Cosine theorem in a Riemannian manifold

Question

In an euclidean space, given the rectangle with vertices $A,B,C$ the cosine theorem states: $\overline{AB}^2=\overline{BC}^2+\overline{AC}^2-2\overline{AC}\dot{}\overline{BC}\dot{}\cos(\widehat{AC BC})$. If we have a metric tensor $g_{\mu\nu}$ and so: $dx^2=g_{\mu\nu}dx^{\mu}dx^{nu}$ what is the new expression of the cosine theorem in the new space? For example, in the simple case of spherical trigonometry how does the theorem change? Thanks.

Answer 1

In the spherical case, you can look at the Wikipedia article, and similarly in the hyperbolic case.

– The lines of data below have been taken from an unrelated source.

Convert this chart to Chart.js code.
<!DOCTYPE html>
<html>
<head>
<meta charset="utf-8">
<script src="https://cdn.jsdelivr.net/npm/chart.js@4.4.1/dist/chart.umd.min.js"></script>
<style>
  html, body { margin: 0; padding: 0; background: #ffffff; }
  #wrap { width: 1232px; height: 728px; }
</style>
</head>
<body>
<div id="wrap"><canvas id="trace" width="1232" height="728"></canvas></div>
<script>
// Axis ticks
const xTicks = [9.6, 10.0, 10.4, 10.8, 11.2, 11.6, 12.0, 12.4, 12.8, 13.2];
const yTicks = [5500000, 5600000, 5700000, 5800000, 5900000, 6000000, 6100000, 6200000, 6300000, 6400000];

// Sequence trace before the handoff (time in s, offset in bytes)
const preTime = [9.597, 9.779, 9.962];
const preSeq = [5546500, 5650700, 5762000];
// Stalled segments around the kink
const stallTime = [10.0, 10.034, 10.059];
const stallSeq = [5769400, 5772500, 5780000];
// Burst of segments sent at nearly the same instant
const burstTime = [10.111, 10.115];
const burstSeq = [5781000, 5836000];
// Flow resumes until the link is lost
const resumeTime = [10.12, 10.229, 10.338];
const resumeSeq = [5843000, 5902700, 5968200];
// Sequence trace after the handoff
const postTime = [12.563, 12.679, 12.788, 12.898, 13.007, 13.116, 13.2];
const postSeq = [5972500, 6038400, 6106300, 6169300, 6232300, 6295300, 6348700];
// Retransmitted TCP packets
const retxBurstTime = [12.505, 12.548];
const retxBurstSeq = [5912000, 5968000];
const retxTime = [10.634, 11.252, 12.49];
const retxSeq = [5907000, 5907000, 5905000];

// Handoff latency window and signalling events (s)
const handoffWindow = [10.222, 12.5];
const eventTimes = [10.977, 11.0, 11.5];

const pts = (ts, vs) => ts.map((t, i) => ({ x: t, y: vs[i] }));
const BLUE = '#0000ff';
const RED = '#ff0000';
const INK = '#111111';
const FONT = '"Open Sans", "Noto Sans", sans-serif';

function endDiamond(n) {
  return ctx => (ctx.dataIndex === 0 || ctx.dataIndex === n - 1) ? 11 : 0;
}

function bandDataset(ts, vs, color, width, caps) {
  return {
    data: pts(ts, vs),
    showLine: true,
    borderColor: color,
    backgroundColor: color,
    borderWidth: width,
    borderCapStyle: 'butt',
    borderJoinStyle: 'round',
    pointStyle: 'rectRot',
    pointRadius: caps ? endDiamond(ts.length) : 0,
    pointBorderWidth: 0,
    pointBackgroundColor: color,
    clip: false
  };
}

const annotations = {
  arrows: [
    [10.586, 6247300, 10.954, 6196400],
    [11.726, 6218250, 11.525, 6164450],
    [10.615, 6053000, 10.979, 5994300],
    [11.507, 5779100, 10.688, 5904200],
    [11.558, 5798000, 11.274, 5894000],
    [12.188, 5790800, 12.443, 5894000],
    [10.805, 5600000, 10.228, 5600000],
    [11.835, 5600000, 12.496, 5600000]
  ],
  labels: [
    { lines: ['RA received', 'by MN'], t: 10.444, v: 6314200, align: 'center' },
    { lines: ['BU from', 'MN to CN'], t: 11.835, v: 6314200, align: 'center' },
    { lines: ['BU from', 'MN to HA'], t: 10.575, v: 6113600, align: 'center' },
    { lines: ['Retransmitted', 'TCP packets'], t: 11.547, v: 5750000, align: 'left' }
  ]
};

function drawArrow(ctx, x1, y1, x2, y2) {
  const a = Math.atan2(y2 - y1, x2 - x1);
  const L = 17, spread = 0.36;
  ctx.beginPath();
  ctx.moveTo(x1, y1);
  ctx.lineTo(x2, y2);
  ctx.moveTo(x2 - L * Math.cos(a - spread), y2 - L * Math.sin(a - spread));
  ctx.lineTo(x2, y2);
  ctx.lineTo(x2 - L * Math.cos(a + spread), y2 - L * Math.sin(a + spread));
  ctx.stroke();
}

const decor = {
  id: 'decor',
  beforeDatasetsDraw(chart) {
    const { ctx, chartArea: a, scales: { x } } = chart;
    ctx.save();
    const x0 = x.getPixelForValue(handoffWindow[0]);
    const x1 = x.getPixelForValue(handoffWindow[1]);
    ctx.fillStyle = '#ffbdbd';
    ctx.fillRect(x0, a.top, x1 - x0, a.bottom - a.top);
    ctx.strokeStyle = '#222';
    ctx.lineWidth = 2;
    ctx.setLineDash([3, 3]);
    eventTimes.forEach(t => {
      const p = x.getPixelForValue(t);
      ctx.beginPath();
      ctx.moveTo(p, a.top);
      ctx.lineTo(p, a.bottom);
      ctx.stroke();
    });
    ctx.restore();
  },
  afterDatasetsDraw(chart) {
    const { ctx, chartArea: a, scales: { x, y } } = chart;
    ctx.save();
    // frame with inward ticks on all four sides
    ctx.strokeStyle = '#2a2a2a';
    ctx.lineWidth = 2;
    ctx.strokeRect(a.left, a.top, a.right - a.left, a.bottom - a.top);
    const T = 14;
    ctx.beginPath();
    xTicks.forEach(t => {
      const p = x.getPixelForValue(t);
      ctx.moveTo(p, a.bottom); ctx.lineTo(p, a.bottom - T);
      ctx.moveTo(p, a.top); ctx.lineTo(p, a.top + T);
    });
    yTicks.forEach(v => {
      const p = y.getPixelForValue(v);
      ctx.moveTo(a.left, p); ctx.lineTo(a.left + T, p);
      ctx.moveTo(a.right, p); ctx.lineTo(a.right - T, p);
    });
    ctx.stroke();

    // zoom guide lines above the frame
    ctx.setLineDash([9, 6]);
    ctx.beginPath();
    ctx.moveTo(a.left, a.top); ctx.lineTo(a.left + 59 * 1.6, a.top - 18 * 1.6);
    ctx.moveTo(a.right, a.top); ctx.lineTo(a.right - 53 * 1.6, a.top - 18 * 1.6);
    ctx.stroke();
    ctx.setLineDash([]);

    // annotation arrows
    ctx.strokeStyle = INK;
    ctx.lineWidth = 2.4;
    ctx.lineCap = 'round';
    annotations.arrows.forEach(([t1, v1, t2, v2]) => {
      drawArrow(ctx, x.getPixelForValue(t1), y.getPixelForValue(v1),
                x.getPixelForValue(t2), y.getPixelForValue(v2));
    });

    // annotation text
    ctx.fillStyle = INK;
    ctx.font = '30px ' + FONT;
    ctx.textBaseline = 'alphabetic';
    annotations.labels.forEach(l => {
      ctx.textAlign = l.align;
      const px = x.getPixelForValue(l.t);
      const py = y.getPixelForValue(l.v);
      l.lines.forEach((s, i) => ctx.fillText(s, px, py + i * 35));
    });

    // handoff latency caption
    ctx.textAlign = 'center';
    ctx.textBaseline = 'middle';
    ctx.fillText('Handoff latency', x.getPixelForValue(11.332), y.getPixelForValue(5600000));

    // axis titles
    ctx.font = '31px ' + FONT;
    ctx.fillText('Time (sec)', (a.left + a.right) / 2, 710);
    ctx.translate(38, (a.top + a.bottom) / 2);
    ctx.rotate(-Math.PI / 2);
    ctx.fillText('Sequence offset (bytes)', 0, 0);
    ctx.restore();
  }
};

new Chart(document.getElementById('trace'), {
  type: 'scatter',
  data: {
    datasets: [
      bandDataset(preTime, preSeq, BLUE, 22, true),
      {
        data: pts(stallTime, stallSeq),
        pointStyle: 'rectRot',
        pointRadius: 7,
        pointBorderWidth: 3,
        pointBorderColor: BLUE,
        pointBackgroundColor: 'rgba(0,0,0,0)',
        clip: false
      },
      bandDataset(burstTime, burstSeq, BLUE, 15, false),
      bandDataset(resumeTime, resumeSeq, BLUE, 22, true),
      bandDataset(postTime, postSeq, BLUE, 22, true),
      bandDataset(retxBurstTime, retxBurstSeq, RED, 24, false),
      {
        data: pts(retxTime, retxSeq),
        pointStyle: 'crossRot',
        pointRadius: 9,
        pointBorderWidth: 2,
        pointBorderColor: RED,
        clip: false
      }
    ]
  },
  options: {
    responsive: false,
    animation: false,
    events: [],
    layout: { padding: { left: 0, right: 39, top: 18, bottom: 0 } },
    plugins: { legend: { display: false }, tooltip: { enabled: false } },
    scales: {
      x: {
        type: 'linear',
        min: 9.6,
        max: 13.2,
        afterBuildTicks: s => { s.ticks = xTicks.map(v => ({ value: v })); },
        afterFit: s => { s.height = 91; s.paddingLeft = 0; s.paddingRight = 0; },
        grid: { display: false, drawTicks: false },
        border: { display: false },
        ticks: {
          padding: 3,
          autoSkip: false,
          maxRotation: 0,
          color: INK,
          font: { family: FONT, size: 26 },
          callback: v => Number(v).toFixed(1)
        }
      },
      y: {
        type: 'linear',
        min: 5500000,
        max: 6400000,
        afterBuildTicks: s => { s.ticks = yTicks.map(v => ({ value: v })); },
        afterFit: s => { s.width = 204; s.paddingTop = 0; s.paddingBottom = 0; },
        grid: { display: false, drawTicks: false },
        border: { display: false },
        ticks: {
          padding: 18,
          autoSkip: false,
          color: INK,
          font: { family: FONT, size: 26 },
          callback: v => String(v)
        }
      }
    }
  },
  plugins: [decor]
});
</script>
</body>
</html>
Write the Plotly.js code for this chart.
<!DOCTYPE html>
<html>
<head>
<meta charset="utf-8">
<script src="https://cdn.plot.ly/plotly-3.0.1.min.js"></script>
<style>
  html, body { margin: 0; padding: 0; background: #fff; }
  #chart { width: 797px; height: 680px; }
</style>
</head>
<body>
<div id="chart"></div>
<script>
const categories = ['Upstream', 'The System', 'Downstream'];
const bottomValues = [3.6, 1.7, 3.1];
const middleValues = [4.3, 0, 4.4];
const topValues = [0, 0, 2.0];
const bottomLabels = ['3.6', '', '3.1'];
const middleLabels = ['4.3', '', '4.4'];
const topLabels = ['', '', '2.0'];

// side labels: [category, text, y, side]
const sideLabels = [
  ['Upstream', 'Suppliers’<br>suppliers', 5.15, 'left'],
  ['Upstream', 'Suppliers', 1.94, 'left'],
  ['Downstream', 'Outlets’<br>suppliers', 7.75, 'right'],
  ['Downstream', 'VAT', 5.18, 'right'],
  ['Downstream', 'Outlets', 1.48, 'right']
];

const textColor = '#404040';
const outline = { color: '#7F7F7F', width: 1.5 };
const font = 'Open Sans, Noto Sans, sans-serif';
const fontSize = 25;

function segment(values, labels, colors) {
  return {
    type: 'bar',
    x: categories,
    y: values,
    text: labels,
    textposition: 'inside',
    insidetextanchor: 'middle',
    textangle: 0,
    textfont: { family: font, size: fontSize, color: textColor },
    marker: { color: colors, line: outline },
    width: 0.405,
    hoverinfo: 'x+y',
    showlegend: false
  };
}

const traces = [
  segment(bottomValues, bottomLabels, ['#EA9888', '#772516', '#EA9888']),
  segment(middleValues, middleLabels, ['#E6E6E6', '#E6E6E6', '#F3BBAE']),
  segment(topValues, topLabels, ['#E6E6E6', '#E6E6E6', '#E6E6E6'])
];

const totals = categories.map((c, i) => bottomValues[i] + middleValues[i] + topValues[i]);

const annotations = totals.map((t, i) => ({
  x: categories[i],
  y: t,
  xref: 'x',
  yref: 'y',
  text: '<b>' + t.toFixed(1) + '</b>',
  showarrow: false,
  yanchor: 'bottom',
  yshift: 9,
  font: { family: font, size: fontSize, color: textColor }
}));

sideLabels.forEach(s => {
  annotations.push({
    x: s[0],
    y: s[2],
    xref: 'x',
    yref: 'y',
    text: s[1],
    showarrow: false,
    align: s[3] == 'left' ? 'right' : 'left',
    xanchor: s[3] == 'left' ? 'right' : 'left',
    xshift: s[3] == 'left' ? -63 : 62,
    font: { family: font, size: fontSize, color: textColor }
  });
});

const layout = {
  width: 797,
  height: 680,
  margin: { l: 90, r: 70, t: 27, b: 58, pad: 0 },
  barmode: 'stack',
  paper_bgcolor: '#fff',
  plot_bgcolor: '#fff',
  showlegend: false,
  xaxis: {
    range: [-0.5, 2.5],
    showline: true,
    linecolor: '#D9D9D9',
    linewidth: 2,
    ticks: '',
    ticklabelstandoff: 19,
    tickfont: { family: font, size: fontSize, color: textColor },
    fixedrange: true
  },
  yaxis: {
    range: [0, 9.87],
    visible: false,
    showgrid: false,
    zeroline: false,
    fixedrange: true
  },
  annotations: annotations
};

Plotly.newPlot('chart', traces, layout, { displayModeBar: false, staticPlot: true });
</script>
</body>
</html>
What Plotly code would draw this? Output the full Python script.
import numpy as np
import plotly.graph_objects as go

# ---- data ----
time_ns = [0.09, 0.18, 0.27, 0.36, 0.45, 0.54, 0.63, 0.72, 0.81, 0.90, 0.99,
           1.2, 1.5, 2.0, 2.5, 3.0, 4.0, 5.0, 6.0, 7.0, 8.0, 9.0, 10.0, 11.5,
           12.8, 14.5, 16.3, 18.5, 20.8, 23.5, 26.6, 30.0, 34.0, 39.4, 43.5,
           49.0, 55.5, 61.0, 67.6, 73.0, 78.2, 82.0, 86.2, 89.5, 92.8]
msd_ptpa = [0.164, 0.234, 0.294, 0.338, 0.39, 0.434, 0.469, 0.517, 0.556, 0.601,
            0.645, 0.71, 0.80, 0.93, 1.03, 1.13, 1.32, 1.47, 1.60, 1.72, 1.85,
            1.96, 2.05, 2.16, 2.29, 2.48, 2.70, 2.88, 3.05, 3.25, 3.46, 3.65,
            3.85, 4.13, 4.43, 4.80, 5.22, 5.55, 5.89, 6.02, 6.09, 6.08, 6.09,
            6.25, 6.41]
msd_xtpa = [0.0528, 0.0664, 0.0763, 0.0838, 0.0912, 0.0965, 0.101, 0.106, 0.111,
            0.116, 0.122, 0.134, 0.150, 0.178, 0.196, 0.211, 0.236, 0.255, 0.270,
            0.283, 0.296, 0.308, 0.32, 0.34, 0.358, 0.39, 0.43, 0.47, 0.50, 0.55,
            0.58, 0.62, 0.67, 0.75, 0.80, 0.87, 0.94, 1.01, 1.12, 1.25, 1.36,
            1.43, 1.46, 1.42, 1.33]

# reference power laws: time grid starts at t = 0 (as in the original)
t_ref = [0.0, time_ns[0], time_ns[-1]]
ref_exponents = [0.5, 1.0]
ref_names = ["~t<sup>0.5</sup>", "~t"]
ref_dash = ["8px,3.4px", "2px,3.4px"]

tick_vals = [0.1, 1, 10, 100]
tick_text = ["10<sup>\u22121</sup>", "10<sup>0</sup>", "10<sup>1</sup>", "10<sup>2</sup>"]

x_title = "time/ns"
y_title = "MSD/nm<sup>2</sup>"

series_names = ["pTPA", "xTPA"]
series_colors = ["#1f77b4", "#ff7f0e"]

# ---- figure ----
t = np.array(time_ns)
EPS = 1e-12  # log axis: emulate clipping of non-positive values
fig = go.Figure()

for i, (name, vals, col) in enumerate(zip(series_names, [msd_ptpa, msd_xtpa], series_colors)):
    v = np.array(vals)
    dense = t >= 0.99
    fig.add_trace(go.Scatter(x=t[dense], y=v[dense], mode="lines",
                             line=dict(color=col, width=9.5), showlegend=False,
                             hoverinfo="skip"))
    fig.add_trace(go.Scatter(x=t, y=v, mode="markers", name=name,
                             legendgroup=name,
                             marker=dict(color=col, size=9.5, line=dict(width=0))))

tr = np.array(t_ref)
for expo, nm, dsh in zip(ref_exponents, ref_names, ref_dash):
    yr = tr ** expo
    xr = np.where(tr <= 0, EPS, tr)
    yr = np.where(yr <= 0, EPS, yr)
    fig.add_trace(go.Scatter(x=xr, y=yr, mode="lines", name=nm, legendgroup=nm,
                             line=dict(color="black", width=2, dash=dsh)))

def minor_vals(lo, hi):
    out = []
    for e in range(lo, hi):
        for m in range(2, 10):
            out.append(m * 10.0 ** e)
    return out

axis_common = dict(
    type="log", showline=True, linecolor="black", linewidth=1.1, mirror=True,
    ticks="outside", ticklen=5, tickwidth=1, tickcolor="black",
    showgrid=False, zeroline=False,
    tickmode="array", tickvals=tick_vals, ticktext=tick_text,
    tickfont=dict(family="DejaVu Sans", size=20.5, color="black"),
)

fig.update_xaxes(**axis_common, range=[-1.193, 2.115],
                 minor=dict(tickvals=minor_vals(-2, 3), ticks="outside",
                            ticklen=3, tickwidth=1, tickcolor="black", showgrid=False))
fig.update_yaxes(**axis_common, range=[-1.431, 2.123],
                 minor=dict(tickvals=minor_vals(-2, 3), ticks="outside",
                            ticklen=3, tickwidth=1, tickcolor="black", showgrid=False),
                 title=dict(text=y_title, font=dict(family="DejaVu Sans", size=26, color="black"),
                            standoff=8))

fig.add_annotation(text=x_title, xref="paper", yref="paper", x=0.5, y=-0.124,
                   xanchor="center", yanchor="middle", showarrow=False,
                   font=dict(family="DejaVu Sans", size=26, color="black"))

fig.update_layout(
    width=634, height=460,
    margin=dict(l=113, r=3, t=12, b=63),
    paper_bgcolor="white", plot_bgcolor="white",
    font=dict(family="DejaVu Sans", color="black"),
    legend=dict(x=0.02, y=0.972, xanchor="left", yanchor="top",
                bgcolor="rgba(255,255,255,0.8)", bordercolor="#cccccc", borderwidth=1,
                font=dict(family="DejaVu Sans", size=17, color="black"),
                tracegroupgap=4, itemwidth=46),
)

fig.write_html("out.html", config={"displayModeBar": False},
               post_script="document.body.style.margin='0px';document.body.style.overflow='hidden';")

In general, you get something disgusting, so people have proved comparison theorems instead, which say that for a small triangle with sides $a, b, c$ in space $Y$ the angles are bigger than those in a "model space" $X,$ if the (sectional) curvature of $Y$ is bigger than that of $X.$ For more, search for Toponogov comparison theorem. (there is a huge area of research known as the study of CAT(?) spaces (? can be 0 or 1 or -1), which are spaces with curvature bounds. Just do a search for, e.g., CAT(0).